- Aim: Return the material exactly, first line through the line containing "const SX = 1.34;", and nothing more. Pictures stay out.

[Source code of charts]
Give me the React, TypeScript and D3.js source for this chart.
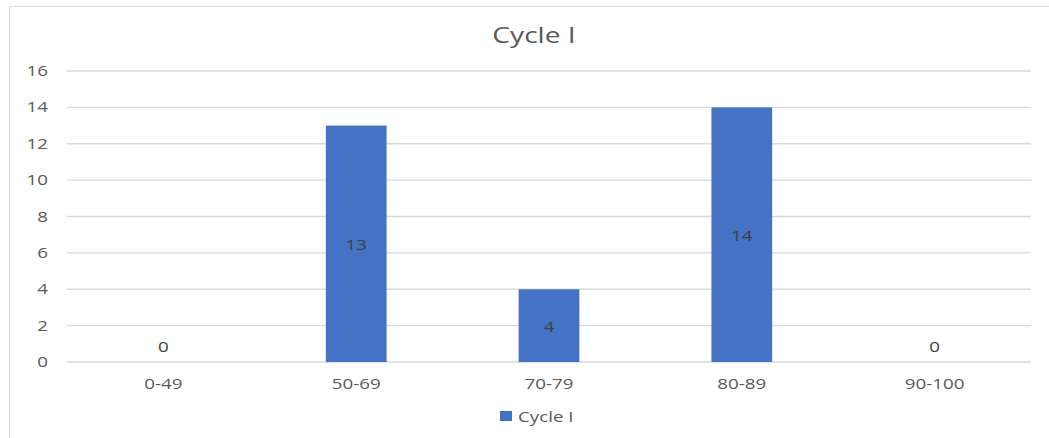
import React from "react";
import * as d3 from "d3";

const categories = ["0-49", "50-69", "70-79", "80-89", "90-100"];
const values = [0, 13, 4, 14, 0];
const yTicks = [0, 2, 4, 6, 8, 10, 12, 14, 16];
const seriesName = "Cycle I";
const title = "Cycle I";

const W = 1049;
const H = 438;
const left = 67;
const right = 1031;
const top = 71;
const bottom = 362;
const font = "'Open Sans', 'Liberation Sans', sans-serif";
const SX = 1.34;

function T({ x, y, anchor = "start", size = 14, fill = "#595959", children }: any) {
  return (
    <text
      transform={`translate(${x},${y}) scale(${SX},1)`}
      textAnchor={anchor}
      fontFamily={font}
      fontSize={size}
      fill={fill}
    >
      {children}
    </text>
  );
}

export default function App() {
  const x = d3.scaleBand<string>().domain(categories).range([left, right]).paddingInner(0.685).paddingOuter(0.3425);
  const y = d3.scaleLinear().domain([0, 16]).range([bottom, top]);
  const bw = x.bandwidth();
  return (
    <svg width={W} height={H} style={{ position: "absolute", left: 0, top: 0, background: "#fff" }}>
      <rect x={9.5} y={6.5} width={W + 10} height={H + 10} fill="#fff" stroke="#d9d9d9" strokeWidth={1} />
      <T x={534} y={43} anchor="middle" size={21}>{title}</T>
      {yTicks.map((t) => (
        <g key={t}>
          <line x1={left} x2={right} y1={y(t)} y2={y(t)} stroke="#d9d9d9" strokeWidth={1.3} />
          <T x={48} y={y(t) + 5} anchor="end">{t}</T>
        </g>
      ))}
      {categories.map((c, i) => {
        const bx = x(c)!;
        const v = values[i];
        const cx = bx + bw / 2;
        return (
          <g key={c}>
            {v > 0 && <rect x={bx} y={y(v)} width={bw} height={y(0) - y(v)} fill="#4472C4" />}
            <T x={cx} y={v > 0 ? (y(v) + y(0)) / 2 + 6 : y(0) - 10} anchor="middle" fill="#404040">{v}</T>
            <T x={cx} y={389} anchor="middle">{c}</T>
          </g>
        );
      })}
      <rect x={500} y={411} width={12} height={10} fill="#4472C4" />
      <T x={518} y={422}>{seriesName}</T>
    </svg>
  );
}
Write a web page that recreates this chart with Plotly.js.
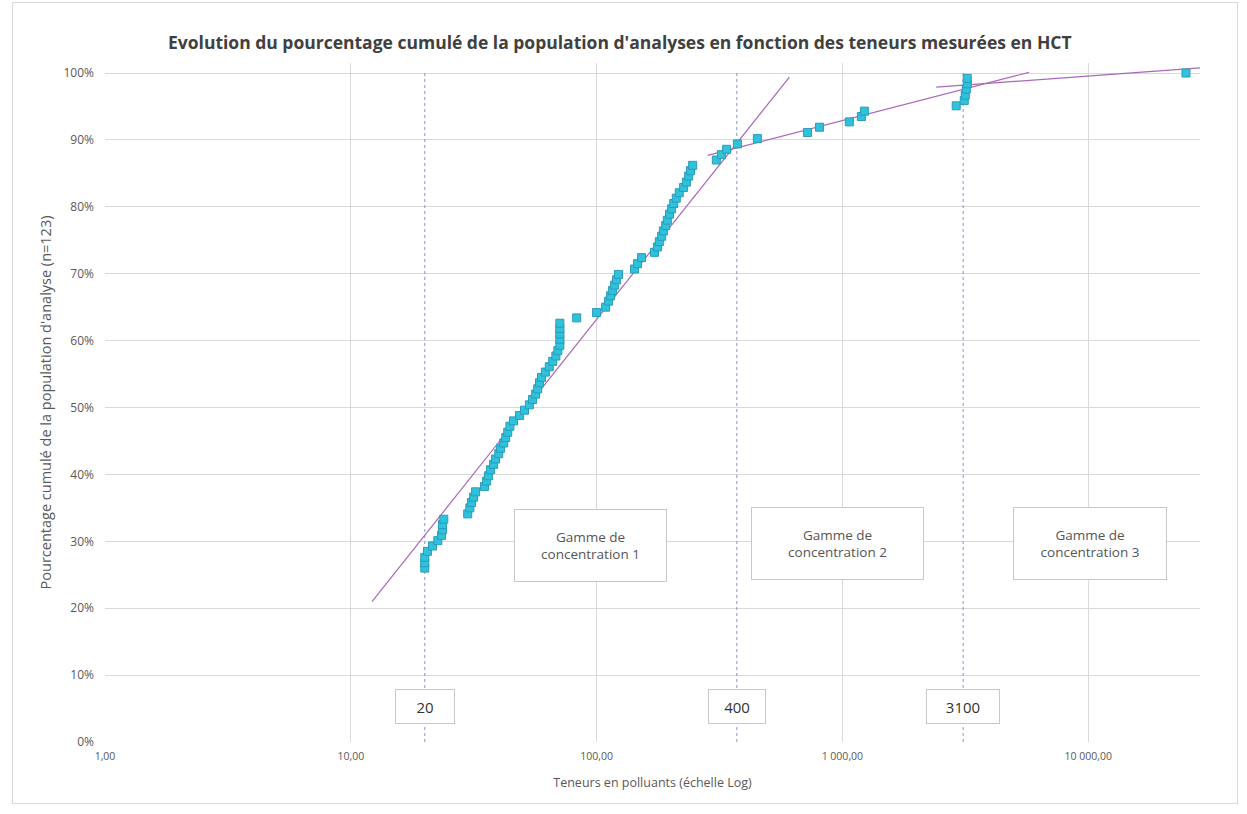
<!DOCTYPE html>
<html>
<head>
<meta charset="utf-8">
<script src="https://cdn.plot.ly/plotly-3.0.1.min.js"></script>
<style>
  html, body { margin: 0; padding: 0; background: #ffffff; }
  #wrap { position: relative; width: 1247px; height: 814px; }
  #chart { width: 1247px; height: 814px; }
  #frame { position: absolute; left: 12px; top: 2px; width: 1224px; height: 800px;
           border: 1px solid #d9d9d9; pointer-events: none; }
</style>
</head>
<body>
<div id="wrap">
  <div id="chart"></div>
  <div id="frame"></div>
</div>
<script>
// Measured concentrations (HCT) and cumulative percentage of the analysis population
const teneurs = [
  20, 20, 20, 20.5, 21.5, 22.6, 23.4, 23.6, 23.6, 23.9,
  29.9, 30.5, 31.0, 31.6, 32.2,
  35.0, 35.7, 36.3, 37.0, 38.1, 38.8, 40.0, 40.7, 41.9, 42.7, 43.5, 44.4,
  45.9, 48.6, 50.9, 53.3, 54.9, 56.5, 57.6, 58.6, 59.7, 61.9, 64.2, 66.3, 68.3, 69.6,
  70.9, 70.9, 70.9, 70.9, 70.9,
  83.0, 100, 108.8, 111.9, 114, 116, 118.4, 120.6, 122.8,
  142.7, 146.8, 152.4,
  172, 177, 180, 184, 187, 191, 194, 198, 202, 206, 211, 217, 226, 232, 237, 241, 246,
  307, 322, 338, 374, 451,
  721, 807, 1067, 1195, 1229,
  2905, 3133, 3162, 3192, 3222, 3222,
  25000
];
const pourcentCumule = [
  26.0, 26.8, 27.6, 28.5, 29.3, 30.1, 30.9, 31.7, 32.5, 33.3,
  34.1, 35.0, 35.8, 36.6, 37.4,
  38.2, 39.0, 39.8, 40.7, 41.5, 42.3, 43.1, 43.9, 44.7, 45.5, 46.3, 47.2,
  48.0, 48.8, 49.6, 50.4, 51.2, 52.0, 52.8, 53.7, 54.5, 55.3, 56.1, 56.9, 57.7, 58.5,
  59.3, 60.2, 61.0, 61.8, 62.6,
  63.4, 64.2, 65.0, 65.9, 66.7, 67.5, 68.3, 69.1, 69.9,
  70.7, 71.5, 72.4,
  73.2, 74.0, 74.8, 75.6, 76.4, 77.2, 78.0, 78.9, 79.7, 80.5, 81.3, 82.1, 82.9, 83.7, 84.6, 85.4, 86.2,
  87.0, 87.8, 88.6, 89.4, 90.2,
  91.1, 91.9, 92.7, 93.5, 94.3,
  95.1, 95.9, 96.7, 97.6, 98.4, 99.2,
  100.0
];

// Trend lines (start / end) for the three concentration ranges
const tendance1X = [12.2, 609];
const tendance1Y = [21.0, 99.4];
const tendance2X = [283, 5750];
const tendance2Y = [87.7, 100.1];
const tendance3X = [2410, 31900];
const tendance3Y = [97.9, 100.9];

// Thresholds (dashed lines) and their labels
const seuilsX = [20, 372, 3100];
const seuilsLabels = ["20", "400", "3100"];

// Range label boxes
const gammesX = [94.6, 955, 10190];
const gammesY = [29.3, 29.6, 29.7];
const gammesLabels = ["Gamme de<br>concentration 1", "Gamme de<br>concentration 2", "Gamme de<br>concentration 3"];

// Axis ticks
const xTickVals = [1, 10, 100, 1000, 10000];
const xTickText = ["1,00", "10,00", "100,00", "1 000,00", "10 000,00"];
const yTickVals = [0, 10, 20, 30, 40, 50, 60, 70, 80, 90, 100];
const yTickText = ["0%", "10%", "20%", "30%", "40%", "50%", "60%", "70%", "80%", "90%", "100%"];

const FONT = "Open Sans, DejaVu Sans, sans-serif";
const trendColor = "#a868b8";
const dashColor = "#8a8fd0";

const traces = [];

seuilsX.forEach(function (sx) {
  traces.push({
    x: [sx, sx], y: [0, 100], mode: "lines", type: "scatter",
    line: { color: dashColor, width: 1, dash: "dot" },
    hoverinfo: "skip", showlegend: false
  });
});

[[tendance1X, tendance1Y], [tendance2X, tendance2Y], [tendance3X, tendance3Y]].forEach(function (t) {
  traces.push({
    x: t[0], y: t[1], mode: "lines", type: "scatter",
    line: { color: trendColor, width: 1.2 },
    hoverinfo: "skip", showlegend: false
  });
});

traces.push({
  x: teneurs, y: pourcentCumule, mode: "markers", type: "scatter",
  marker: { symbol: "square", size: 8, color: "#2fc2da", line: { color: "#2a9cba", width: 1 } },
  showlegend: false
});

const annotations = [];
const seuilsWidths = [58, 56, 72];
seuilsX.forEach(function (sx, i) {
  annotations.push({
    x: Math.log10(sx), y: 5.3, xref: "x", yref: "y",
    text: seuilsLabels[i], showarrow: false,
    font: { family: FONT, size: 15, color: "#333333" },
    bgcolor: "#ffffff", bordercolor: "#c8c8c8", borderwidth: 1, borderpad: 0,
    width: seuilsWidths[i], height: 33
  });
});
const gammesWidths = [151, 171, 152];
gammesX.forEach(function (gx, i) {
  annotations.push({
    x: Math.log10(gx), y: gammesY[i], xref: "x", yref: "y",
    text: gammesLabels[i], showarrow: false,
    font: { family: FONT, size: 13.5, color: "#555555" },
    bgcolor: "#ffffff", bordercolor: "#c8c8c8", borderwidth: 1, borderpad: 0,
    width: gammesWidths[i], height: 71
  });
});

const layout = {
  width: 1247, height: 814,
  margin: { l: 105, r: 47, t: 63, b: 72 },
  paper_bgcolor: "#ffffff", plot_bgcolor: "#ffffff",
  title: {
    text: "Evolution du pourcentage cumulé de la population d'analyses en fonction des teneurs mesurées en HCT",
    font: { family: FONT, size: 17.5, color: "#404040", weight: "bold" },
    x: 0.497, xanchor: "center", y: 0.947, yanchor: "middle"
  },
  xaxis: {
    type: "log", range: [0, 4.455],
    tickvals: xTickVals, ticktext: xTickText,
    showgrid: true, gridcolor: "#d9d9d9", gridwidth: 1,
    zeroline: false, showline: false, ticks: "",
    ticklabelstandoff: 6,
    tickfont: { family: FONT, size: 10.5, color: "#595959" },
    title: { text: "Teneurs en polluants (échelle Log)", font: { family: FONT, size: 12.5, color: "#595959" }, standoff: 16 }
  },
  yaxis: {
    range: [0, 101.5],
    tickvals: yTickVals, ticktext: yTickText,
    showgrid: true, gridcolor: "#d9d9d9", gridwidth: 1,
    zeroline: false, showline: false, ticks: "",
    ticklabelstandoff: 10,
    tickfont: { family: FONT, size: 12, color: "#595959" },
    title: { text: "Pourcentage cumulé de la population d'analyse (n=123)", font: { family: FONT, size: 14.5, color: "#595959" }, standoff: 8 }
  },
  annotations: annotations,
  showlegend: false
};

Plotly.newPlot("chart", traces, layout, { displayModeBar: false, staticPlot: true });
</script>
</body>
</html>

- Written reply:
Give me the React, TypeScript and D3.js source for this chart.
import React from "react";
import * as d3 from "d3";

const categories = ["0-49", "50-69", "70-79", "80-89", "90-100"];
const values = [0, 13, 4, 14, 0];
const yTicks = [0, 2, 4, 6, 8, 10, 12, 14, 16];
const seriesName = "Cycle I";
const title = "Cycle I";

const W = 1049;
const H = 438;
const left = 67;
const right = 1031;
const top = 71;
const bottom = 362;
const font = "'Open Sans', 'Liberation Sans', sans-serif";
const SX = 1.34;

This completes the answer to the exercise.